Given request -> From the entries below, gather every line containing the string "this".

Listing ->
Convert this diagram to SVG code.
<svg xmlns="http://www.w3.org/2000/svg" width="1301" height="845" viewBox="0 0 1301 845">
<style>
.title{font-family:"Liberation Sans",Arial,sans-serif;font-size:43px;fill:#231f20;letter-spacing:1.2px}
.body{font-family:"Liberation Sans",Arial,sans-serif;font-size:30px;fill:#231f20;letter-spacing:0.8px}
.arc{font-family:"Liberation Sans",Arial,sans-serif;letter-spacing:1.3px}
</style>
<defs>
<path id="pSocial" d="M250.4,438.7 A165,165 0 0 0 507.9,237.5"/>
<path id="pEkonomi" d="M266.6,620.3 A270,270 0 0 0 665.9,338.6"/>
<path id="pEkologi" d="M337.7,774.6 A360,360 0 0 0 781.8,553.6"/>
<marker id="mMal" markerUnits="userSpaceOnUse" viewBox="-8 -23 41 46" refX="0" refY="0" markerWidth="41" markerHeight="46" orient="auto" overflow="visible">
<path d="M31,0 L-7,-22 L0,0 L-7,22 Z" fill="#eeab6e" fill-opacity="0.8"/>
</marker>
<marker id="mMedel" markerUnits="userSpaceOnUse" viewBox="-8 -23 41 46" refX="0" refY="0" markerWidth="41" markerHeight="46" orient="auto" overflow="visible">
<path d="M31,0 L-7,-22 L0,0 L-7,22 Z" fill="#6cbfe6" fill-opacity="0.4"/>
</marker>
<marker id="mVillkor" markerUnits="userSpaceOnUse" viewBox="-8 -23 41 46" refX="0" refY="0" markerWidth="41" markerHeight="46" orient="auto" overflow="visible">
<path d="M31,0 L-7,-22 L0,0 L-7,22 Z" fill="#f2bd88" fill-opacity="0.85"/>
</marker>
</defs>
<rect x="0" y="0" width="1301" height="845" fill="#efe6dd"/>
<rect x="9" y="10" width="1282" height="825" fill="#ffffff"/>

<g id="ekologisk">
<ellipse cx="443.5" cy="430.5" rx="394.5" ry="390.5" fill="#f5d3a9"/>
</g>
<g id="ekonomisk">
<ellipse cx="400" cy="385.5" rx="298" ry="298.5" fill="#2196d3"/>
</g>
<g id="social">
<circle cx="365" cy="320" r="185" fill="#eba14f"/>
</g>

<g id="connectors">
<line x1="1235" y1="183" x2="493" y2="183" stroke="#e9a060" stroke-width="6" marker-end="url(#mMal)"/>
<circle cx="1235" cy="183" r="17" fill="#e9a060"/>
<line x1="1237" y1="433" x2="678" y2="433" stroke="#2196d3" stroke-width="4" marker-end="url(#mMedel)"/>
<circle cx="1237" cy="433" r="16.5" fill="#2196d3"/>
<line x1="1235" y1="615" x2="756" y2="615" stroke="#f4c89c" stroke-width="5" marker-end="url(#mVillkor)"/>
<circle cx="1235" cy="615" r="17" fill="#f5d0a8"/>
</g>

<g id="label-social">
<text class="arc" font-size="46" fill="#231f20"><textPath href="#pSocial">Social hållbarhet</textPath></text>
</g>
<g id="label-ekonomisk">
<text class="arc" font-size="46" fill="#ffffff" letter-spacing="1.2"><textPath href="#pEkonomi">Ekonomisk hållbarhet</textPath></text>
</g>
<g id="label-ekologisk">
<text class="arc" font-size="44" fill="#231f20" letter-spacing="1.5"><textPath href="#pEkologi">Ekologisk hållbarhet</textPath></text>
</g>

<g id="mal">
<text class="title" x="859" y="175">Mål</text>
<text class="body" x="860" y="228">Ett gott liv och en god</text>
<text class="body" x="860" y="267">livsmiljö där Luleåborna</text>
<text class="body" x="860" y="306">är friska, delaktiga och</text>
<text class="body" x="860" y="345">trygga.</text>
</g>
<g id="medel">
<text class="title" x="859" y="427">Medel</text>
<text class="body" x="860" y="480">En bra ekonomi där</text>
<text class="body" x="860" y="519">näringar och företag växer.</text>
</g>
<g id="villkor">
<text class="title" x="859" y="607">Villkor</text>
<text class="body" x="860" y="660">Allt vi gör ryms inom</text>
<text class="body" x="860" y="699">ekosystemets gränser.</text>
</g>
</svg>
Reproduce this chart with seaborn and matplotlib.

Solution ->
Convert this diagram to SVG code.
Reproduce this chart with seaborn and matplotlib.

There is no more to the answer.